- Input records
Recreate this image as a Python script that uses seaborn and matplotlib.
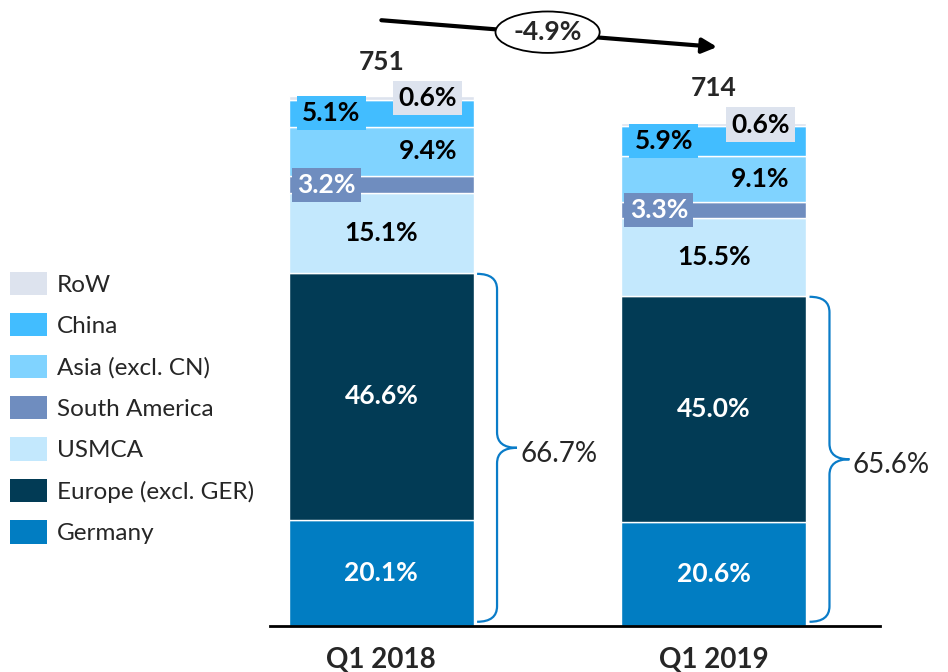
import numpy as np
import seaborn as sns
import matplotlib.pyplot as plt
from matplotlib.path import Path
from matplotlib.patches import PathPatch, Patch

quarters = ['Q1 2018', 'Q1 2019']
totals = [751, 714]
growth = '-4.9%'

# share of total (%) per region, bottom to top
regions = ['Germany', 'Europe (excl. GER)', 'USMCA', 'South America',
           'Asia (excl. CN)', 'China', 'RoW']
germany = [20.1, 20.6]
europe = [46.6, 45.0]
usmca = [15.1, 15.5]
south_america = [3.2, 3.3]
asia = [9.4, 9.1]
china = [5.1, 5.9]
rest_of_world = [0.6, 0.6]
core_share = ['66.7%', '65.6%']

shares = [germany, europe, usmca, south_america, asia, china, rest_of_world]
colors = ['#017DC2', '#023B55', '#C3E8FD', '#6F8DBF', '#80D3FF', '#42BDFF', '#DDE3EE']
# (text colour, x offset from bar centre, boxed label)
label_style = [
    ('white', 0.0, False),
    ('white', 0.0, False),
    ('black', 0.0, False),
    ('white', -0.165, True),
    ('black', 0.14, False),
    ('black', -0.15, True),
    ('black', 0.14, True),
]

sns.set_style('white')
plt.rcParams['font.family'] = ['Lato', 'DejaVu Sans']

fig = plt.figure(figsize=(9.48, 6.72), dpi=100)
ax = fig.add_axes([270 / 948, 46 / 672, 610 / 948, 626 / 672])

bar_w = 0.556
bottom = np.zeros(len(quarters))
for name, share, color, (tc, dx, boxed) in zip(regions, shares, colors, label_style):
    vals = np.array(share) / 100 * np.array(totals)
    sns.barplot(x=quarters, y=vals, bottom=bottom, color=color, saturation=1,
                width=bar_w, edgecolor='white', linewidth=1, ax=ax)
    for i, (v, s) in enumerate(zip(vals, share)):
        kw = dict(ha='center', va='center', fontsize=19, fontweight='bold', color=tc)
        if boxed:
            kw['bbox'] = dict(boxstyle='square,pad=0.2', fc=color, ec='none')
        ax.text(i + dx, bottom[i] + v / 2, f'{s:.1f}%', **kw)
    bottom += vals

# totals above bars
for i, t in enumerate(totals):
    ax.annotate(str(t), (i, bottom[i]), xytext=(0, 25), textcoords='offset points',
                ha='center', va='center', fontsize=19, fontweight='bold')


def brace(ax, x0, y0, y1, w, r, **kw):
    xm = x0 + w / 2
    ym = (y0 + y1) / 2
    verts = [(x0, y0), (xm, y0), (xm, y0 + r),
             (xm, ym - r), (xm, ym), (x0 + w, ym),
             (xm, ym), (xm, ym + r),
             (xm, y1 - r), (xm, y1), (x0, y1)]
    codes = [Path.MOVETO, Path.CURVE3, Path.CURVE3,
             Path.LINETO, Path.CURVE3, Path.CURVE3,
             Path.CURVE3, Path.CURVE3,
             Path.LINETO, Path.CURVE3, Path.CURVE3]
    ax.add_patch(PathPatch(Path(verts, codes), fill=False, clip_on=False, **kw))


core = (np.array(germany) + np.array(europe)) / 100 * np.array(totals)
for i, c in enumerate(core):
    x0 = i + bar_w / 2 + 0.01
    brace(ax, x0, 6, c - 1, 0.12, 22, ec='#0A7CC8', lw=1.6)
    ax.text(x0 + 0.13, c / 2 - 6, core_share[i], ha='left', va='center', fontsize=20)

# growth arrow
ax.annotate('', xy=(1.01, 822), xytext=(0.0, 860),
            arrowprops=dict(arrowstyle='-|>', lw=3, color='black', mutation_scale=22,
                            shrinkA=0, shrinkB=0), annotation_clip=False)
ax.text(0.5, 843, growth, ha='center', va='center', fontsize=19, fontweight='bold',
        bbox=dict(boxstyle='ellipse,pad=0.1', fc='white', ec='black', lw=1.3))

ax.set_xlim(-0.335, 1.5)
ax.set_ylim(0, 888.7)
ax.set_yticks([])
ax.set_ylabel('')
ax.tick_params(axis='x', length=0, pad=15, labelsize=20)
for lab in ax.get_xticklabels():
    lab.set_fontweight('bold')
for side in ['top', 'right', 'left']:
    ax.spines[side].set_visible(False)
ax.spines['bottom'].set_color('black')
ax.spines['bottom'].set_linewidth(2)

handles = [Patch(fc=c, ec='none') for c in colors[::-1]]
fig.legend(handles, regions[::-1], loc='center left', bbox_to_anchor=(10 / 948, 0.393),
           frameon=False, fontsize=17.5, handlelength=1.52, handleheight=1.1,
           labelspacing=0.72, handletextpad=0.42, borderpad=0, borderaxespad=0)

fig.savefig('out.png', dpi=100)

==

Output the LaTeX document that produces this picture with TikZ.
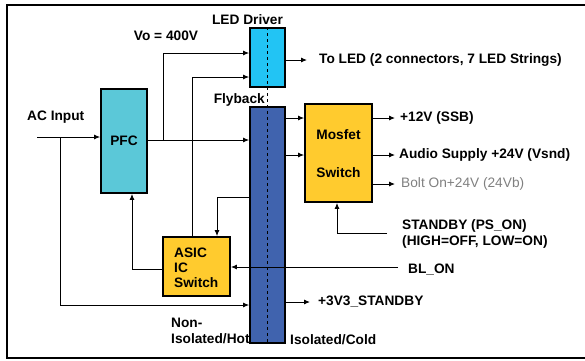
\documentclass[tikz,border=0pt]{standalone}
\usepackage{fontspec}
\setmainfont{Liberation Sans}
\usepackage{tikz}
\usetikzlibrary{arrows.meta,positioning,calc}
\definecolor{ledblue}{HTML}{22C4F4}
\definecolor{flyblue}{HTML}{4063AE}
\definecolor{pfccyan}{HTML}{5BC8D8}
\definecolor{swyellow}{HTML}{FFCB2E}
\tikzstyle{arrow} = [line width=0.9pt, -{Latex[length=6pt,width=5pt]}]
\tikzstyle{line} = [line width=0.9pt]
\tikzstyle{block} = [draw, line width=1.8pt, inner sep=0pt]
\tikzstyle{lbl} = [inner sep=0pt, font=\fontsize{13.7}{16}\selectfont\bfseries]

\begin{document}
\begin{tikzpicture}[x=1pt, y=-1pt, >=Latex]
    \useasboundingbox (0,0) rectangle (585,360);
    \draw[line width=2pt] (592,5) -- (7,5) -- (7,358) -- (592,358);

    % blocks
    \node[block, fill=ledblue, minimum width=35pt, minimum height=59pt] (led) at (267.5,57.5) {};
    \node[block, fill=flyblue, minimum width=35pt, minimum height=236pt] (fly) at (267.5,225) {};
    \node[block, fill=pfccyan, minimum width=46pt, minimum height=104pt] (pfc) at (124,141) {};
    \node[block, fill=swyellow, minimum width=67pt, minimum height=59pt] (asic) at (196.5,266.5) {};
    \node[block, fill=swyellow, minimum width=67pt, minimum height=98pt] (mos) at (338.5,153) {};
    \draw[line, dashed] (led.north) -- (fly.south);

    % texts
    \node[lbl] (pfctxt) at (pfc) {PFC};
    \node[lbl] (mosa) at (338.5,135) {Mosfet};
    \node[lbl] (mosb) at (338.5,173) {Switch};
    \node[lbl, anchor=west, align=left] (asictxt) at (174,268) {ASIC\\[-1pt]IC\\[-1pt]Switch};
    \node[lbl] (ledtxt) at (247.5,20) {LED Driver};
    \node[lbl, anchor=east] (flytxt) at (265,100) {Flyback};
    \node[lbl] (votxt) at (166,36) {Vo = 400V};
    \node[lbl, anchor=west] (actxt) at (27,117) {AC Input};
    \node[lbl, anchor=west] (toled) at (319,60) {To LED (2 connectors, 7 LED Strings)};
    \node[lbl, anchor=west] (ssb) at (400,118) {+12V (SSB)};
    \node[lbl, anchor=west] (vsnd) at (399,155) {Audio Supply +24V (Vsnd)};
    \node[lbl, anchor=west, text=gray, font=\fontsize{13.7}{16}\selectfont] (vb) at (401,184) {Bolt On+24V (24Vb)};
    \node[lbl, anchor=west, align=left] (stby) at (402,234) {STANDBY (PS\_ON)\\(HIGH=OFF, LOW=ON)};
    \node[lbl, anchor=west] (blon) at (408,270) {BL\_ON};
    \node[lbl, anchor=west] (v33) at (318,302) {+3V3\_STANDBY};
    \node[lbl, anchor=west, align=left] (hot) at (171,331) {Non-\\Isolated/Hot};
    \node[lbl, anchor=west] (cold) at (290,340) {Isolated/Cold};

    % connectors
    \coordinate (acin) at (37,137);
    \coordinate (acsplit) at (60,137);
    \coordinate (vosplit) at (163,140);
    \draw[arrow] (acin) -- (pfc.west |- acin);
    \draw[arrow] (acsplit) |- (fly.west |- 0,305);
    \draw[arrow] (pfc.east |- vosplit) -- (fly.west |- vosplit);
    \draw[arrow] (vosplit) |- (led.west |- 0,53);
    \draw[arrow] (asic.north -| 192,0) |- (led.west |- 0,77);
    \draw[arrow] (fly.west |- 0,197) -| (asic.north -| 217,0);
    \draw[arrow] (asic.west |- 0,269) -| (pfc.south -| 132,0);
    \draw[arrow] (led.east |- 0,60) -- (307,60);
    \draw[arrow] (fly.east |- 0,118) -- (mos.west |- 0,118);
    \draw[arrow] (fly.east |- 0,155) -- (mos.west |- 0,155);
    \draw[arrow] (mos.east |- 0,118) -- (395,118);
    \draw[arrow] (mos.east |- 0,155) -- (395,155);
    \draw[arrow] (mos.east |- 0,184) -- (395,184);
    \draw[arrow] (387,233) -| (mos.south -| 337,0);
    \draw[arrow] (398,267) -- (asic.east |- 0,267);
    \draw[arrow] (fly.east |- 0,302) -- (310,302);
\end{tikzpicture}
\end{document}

- Problem to solve
In the listing above, find the line with "Recreate this image" and the line with "core_share = ['66.7%', '65.6%']". Copy exactly those two and every line between, without the pictures.

- Response to this exercise
Recreate this image as a Python script that uses seaborn and matplotlib.
import numpy as np
import seaborn as sns
import matplotlib.pyplot as plt
from matplotlib.path import Path
from matplotlib.patches import PathPatch, Patch

quarters = ['Q1 2018', 'Q1 2019']
totals = [751, 714]
growth = '-4.9%'

# share of total (%) per region, bottom to top
regions = ['Germany', 'Europe (excl. GER)', 'USMCA', 'South America',
           'Asia (excl. CN)', 'China', 'RoW']
germany = [20.1, 20.6]
europe = [46.6, 45.0]
usmca = [15.1, 15.5]
south_america = [3.2, 3.3]
asia = [9.4, 9.1]
china = [5.1, 5.9]
rest_of_world = [0.6, 0.6]
core_share = ['66.7%', '65.6%']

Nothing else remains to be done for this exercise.